TopUsersChart1Sheet = "Chart_" + Name + CurSheet
ActiveSheet.Name = TopUsersChart1Sheet

' Add in a new chart.
Charts.Add
ActiveChart.Location Where:=xlLocationAsObject, Name:=TopUsersChart1Sheet
ActiveChart.ChartType = xlXYScatterLines
ActiveChart.SetSourceData Source:= _
Range(MainSheetName & "!$A" & FirstRow & ":$D" & LastRow)

' Create a secondary access
ActiveChart.SeriesCollection(1).AxisGroup = 2

' Set the min/max scale based on the time in the first/last row.
ActiveChart.Axes(xlCategory).MinimumScale = _
Range(MainSheetName & "!A" & FirstRow + 1).Value
ActiveChart.Axes(xlCategory).MaximumScale = _
Range(MainSheetName & "!A" & LastRow).Value

' Make the min Y scale -1
ActiveChart.Axes(xlValue).MinimumScale = -1

' Make the long time lables slant a bit.
ActiveChart.Axes(xlCategory).TickLabels.Orientation = -25
End Sub

And Much More…

The general idea here is that you can take the TCP data and look at it in a graphic form to help you to see at a high level if there's a problem.
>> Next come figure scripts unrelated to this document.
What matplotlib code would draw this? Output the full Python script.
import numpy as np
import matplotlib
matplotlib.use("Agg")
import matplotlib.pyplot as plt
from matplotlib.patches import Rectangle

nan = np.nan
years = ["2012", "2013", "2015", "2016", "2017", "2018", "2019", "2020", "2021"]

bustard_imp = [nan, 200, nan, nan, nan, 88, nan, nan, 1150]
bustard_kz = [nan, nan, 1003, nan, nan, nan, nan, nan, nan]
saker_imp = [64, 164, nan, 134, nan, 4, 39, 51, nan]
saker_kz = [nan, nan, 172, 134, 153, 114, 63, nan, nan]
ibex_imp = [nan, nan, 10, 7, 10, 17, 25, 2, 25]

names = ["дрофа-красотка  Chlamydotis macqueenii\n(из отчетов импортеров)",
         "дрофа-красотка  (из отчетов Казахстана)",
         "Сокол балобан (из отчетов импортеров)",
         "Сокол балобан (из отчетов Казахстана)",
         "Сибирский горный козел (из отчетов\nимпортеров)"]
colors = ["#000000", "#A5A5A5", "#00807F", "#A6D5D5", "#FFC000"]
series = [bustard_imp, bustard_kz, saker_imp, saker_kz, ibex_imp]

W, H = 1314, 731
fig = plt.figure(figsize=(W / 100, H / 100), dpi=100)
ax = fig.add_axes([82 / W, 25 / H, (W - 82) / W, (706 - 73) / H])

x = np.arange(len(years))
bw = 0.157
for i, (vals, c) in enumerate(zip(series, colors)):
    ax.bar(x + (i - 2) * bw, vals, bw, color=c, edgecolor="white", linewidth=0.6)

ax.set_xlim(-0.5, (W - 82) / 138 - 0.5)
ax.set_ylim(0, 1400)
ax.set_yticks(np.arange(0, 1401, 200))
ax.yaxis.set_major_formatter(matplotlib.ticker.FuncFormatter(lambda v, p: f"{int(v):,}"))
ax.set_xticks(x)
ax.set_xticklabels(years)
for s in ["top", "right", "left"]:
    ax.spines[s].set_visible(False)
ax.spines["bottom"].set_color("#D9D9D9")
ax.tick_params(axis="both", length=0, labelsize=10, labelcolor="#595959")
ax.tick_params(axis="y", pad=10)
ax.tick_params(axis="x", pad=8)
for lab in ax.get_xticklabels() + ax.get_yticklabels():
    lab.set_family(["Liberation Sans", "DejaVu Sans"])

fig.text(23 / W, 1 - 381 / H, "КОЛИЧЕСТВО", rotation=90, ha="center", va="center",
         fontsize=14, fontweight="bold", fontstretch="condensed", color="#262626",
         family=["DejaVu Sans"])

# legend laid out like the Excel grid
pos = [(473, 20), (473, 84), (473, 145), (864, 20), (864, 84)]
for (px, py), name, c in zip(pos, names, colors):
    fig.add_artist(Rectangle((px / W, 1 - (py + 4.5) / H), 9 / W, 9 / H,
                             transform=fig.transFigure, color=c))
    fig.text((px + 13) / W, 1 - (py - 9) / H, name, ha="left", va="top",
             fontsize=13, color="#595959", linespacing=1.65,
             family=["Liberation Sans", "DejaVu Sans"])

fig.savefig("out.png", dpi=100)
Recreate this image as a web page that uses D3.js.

There are so many other things that one could add. Resets could be added in to visually indicate those in the graph. You could also create other graphs to represent the seq/ack responses that would give you another view of the data. But hopefully this will give you a simple tool and some specific filters to spot check performance issues on your network.